Кассирова спала. Ее лицо и во сне выглядело несчастным, а веки были красными от слез. Возле нее стоял чемодан с подарками для ее коллег в посольстве: она везла им буханки ржаного хлеба и московскую копченую колбасу.
Мы летели быстро, и утро неслось нам навстречу. Где-то впереди уже встало солнце, но мне было видно только все сильнее разгоравшееся небо, ослепительное на этой высоте. Окно было слева, а между мной и окном стояла драгоценная сумка, и я держала на ней руку.
Ну, вот мы и летим с тобой в Индию, Браджеш Сингх. Тебе так хотелось этого, ты это мне обещал – и ты всегда выполнял обещания. Я не одна, мне не страшно впервые оставить город, где прошла вся моя жизнь. Мой паспорт, билет, документы лежат в твоем бумажнике, с которым ты приехал в Москву, – я взяла теперь его себе на память. Вот и солнце наконец! Весь воздух наполнился им, и резче обозначились тени горных хребтов. Мы летим к тебе домой – вместе. Наконец нам это разрешили.
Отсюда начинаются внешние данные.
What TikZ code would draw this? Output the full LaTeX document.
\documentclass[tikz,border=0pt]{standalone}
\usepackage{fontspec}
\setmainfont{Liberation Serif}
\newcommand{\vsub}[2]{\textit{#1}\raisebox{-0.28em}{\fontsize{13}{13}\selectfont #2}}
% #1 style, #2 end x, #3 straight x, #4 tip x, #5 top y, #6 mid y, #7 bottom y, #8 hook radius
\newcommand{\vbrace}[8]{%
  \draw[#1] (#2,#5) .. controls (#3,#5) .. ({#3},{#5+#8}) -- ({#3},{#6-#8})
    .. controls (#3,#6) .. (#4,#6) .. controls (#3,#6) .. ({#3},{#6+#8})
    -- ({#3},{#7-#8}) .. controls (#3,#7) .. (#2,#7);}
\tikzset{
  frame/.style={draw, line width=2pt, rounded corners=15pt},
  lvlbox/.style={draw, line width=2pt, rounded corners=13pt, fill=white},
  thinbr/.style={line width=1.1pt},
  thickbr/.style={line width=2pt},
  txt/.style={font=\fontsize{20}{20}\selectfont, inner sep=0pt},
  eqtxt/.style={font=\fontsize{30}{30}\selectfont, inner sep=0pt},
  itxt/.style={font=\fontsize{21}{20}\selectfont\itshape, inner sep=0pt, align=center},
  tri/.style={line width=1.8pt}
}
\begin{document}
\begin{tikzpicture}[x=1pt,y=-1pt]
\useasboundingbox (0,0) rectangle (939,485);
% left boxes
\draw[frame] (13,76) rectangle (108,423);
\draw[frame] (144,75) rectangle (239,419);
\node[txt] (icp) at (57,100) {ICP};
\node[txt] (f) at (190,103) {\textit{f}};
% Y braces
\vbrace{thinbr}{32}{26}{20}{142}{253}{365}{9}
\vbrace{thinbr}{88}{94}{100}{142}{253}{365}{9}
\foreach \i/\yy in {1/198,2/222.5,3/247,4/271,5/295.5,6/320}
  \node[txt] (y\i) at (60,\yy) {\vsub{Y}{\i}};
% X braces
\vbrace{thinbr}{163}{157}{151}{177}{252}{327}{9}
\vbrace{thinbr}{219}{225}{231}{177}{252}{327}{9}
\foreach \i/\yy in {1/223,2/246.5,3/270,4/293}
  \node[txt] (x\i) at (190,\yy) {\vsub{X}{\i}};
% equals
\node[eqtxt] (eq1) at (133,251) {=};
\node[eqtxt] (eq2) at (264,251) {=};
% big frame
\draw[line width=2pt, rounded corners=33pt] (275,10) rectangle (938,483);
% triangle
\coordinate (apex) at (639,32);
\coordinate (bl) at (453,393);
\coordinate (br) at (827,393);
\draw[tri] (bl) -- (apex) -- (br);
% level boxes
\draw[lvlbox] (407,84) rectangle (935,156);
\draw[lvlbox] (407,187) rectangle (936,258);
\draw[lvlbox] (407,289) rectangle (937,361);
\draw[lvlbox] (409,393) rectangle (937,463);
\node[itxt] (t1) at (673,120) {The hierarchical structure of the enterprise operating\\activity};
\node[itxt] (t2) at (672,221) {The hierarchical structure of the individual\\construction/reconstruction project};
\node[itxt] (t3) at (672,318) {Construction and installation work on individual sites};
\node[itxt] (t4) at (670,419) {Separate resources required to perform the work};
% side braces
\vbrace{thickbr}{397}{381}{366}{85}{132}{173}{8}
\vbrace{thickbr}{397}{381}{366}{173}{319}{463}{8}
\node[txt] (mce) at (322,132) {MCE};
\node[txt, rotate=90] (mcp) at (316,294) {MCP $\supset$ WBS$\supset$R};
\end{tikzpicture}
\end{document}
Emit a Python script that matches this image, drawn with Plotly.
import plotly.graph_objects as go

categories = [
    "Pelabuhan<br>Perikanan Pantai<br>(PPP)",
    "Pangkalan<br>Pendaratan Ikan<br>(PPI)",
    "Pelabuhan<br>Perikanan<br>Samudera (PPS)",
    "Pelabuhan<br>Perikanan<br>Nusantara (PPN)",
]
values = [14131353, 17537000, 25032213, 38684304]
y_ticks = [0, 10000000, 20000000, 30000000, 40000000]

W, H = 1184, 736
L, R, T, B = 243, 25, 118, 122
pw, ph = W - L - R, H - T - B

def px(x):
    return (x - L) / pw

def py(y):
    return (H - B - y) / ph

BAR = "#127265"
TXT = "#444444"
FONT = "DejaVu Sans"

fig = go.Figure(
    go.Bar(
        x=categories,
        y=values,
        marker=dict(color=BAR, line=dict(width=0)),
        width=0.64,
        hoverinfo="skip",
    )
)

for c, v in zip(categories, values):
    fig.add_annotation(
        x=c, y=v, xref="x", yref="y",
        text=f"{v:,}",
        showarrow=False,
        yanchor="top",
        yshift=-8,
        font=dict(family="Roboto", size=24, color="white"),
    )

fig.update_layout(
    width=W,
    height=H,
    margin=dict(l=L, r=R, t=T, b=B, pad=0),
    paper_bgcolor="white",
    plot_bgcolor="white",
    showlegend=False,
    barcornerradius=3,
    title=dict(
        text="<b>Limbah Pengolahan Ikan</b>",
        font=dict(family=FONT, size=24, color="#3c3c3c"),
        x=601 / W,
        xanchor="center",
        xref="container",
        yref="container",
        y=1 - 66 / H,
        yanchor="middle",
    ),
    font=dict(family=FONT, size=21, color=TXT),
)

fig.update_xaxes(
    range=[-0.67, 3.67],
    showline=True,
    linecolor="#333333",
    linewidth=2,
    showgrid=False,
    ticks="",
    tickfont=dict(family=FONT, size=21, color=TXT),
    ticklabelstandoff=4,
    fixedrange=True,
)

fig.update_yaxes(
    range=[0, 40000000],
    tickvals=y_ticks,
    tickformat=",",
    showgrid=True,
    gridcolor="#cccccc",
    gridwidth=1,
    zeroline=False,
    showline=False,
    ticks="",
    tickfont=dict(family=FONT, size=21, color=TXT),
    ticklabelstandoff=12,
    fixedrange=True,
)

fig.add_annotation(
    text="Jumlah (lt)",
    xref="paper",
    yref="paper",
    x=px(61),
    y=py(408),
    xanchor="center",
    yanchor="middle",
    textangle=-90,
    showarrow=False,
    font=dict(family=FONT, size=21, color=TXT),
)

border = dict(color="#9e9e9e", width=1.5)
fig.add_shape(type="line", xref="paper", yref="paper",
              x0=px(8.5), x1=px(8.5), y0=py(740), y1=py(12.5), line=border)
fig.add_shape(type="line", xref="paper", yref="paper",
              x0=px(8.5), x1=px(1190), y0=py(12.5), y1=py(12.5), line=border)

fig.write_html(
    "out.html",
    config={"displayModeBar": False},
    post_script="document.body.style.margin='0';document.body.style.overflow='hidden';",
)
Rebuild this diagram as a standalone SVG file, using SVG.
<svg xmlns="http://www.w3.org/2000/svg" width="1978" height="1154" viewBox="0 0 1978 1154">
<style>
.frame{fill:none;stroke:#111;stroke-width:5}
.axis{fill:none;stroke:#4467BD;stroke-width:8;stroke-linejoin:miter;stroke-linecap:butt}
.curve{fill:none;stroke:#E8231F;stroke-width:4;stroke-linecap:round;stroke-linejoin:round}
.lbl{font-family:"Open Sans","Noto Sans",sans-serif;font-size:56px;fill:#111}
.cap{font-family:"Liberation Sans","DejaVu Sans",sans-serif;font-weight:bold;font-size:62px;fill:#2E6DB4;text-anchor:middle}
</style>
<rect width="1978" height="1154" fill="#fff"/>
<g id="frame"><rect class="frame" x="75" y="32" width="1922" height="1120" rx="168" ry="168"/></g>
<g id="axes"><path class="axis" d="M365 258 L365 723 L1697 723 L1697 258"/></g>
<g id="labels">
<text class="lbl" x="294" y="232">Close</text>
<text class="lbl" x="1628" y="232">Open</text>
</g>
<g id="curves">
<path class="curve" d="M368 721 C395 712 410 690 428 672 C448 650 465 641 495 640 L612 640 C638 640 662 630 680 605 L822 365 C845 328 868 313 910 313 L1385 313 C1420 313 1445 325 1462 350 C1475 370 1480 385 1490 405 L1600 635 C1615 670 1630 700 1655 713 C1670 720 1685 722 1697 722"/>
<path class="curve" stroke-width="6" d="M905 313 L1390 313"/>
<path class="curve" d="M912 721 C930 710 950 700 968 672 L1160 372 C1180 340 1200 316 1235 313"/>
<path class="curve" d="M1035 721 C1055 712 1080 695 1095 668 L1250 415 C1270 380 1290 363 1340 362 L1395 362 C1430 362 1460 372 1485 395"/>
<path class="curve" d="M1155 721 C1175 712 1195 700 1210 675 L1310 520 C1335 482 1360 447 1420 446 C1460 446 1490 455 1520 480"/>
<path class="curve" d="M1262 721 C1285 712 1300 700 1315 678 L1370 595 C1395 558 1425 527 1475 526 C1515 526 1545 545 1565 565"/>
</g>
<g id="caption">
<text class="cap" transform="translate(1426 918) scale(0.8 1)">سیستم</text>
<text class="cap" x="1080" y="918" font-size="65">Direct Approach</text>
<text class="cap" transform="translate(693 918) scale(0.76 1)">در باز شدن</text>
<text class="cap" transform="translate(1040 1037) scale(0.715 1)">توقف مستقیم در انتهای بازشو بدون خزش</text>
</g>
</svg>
* * *Мы встретились в Москве в октябре 1963 года, по случайному совпадению очутившись в один день в одной и той же больнице. Ему удалили полипы из носа, а мне миндалины из горла. В коридоре, куда мы выходили из палат, где наши столики для еды стояли рядом, мы несколько дней прогуливались молча, оба в больничных халатах и пижамах, похожих на арестантские. Мне сказали, что этот невысокий седоватый человек, сутулый, в очках, с белыми тампонами ваты в ноздрях – коммунист из Индии, и я незаметно разглядывала его. Он разговаривал по-английски с девушкой из Канады, по-французски с молодым итальянцем, объяснял что-то на пальцах диет-сестре, вежливо и мило улыбаясь. В мою сторону он взглянул раза два без особого интереса: больничная одежда, замотанное шарфом горло и измученный вид вряд ли способствовали большему. Горло нестерпимо болело, я не могла разговаривать.
В те дни хрущевского либерализма в загородной правительственной больнице в Кунцево можно было увидеть иностранцев со всего света – конечно, только коммунистов или особо выдающихся «борцов за мир во всем мире». Их даже помещали в палаты вместе с советскими гражданами, с которыми они имели возможность общаться без переводчиков и посредников, что в иных условиях почти не происходит. В нашем коридоре можно было видеть приезжих из Италии, Индии, Канады, Индонезии, а молодой человек с лицом малайского типа, говоривший по-французски, оказался с острова Реюньон. Но для меня интереснее всех был, конечно, индиец.
Это было не случайно. Интерес к Индии пробудился в СССР благодаря Джавахарлалу Неру, яркому человеку, выдающемуся политическому деятелю, чей недавний приезд в СССР был огромным событием. В России всегда существовал интерес к индийской философии и культуре. Но Неру заново «открыл» их, и не только своей книгой «Открытие Индии», но, намного сильнее, – своей собственной личностью, соединившей в себе Восток и Запад. И мне была более интересна та Индия, о которой писал Неру, реалистический политик, эстет, живо чувствующий искусство, историк с широким гуманистическим кругозором, но не философ. Мистически-религиозный элемент индийской культуры интересовал меня тогда менее всего. О Рамакришне и Вивекананде я знала мало, и только из книг Ромэн Роллана. Моральное учение раннего буддизма, самая личность Будды, великая подвижническая жизнь Махатмы Ганди, так гармонично соединившего древнюю философию с современной жизнью, были для меня значительнее и интереснее. У меня и в больнице была взятая с собой из дома книга Намбудрипада о Ганди, и мне так хотелось узнать, что думает о ней этот индиец. Мне хотелось подойти, заговорить, спросить, но я не решалась. Для меня было еще совсем непривычным говорить по-английски и, вообще, подойти первой к незнакомому человеку, да еще иностранцу, было для меня чем-то сверхъестественным.
Набравшись духу, заготовив английские фразы, я было решилась однажды, увидев, что Сингх идет навстречу мне по коридору. Но он вежливо уступил мне дорогу, сделав шаг в сторону. Я смутилась и молча прошла мимо.